Monday, February 16, 2009

Dallas Willard on cinema's fumbled vision of freedom

Here is the first and last paragraph of a paper about satisfaction and cinema by Dallas Willard:
The aim of this paper is to cast light upon the moral vision—the vision of what is good and what is obligatory—that governs many if not most of the motion pictures produced in the United States in recent years. I especially have in mind productions such as PleasantvilleCider House Rules, and American Beauty, and will give special attention to these three movies in what follows. But the phenomenon in question extends far beyond these cases. The basic idea governing these films is now a wide-spread and deep-lying conviction in the contemporary American soul. It is that moral rules and rigorous moral order in life, as traditionally understood, are meaningless or pointless at best, and really are repressive of the best aspects of human relationships, individuality and creativity. What would have traditionally been thought of as moral propriety and human goodness is now generally thought of as arbitrary and as harmful to life, if not downright vicious (at least in its effects), largely because they eliminate or repress feelings, the true elixir of life.

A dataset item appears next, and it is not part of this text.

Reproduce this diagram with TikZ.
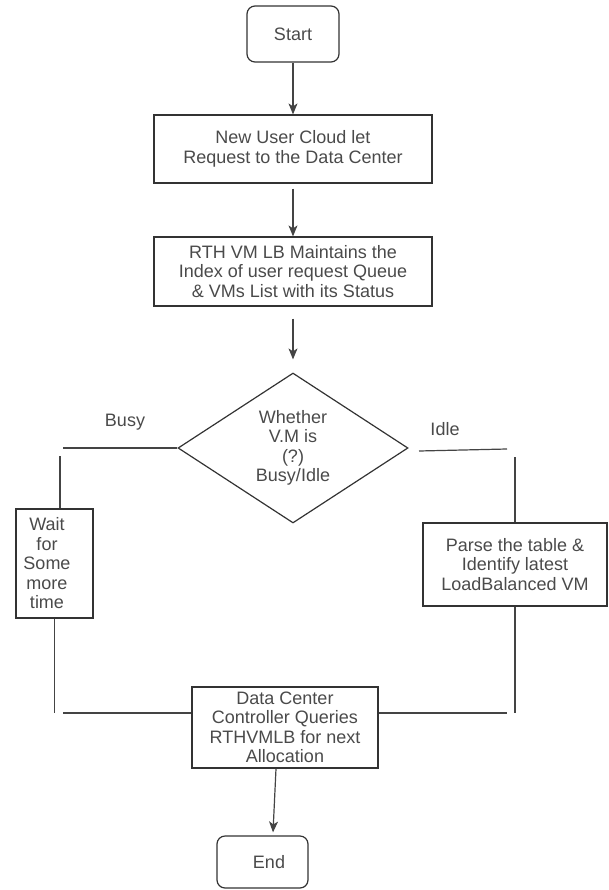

The broader and more basic problem underlying the tendency in contemporary movies I have tried to bring out here is the problem of establishing a certifiable knowledge of human goodness that gives us a third way between the two alternatives noted. Since the dominance of a refined version of Judeo-Christian ethics vanished at the end of the Nineteenth century, we have had nothing that could pass as moral knowledge in Western culture. Nietzsche saw clearly the cataclysmic nature of the historical passage beyond that ethics into Nihilism, but neither he nor anyone else has been able to find a replacement for it in human life. In the vacuum that remains, there is little we can do but vacillate between outward conformity to rules (that’s what "political correctness" is, a secular Phariseeism) and the indulgence of feelings. Neither comes to realistic terms with the human heart and personality. This explains many things about out culture, such as how highly addictive we are, how our essential individual and communal covenants cannot be maintained, the abysmal failure of education, and the incredible percentage of our population that is ensnared in the legal and penal system. Cinema and TV can, of course, only reflect this sad situation. They cannot correct it. But we should at least understand what they are offering to us and not mistake the vision of liberation through sensuality as a vision of reality.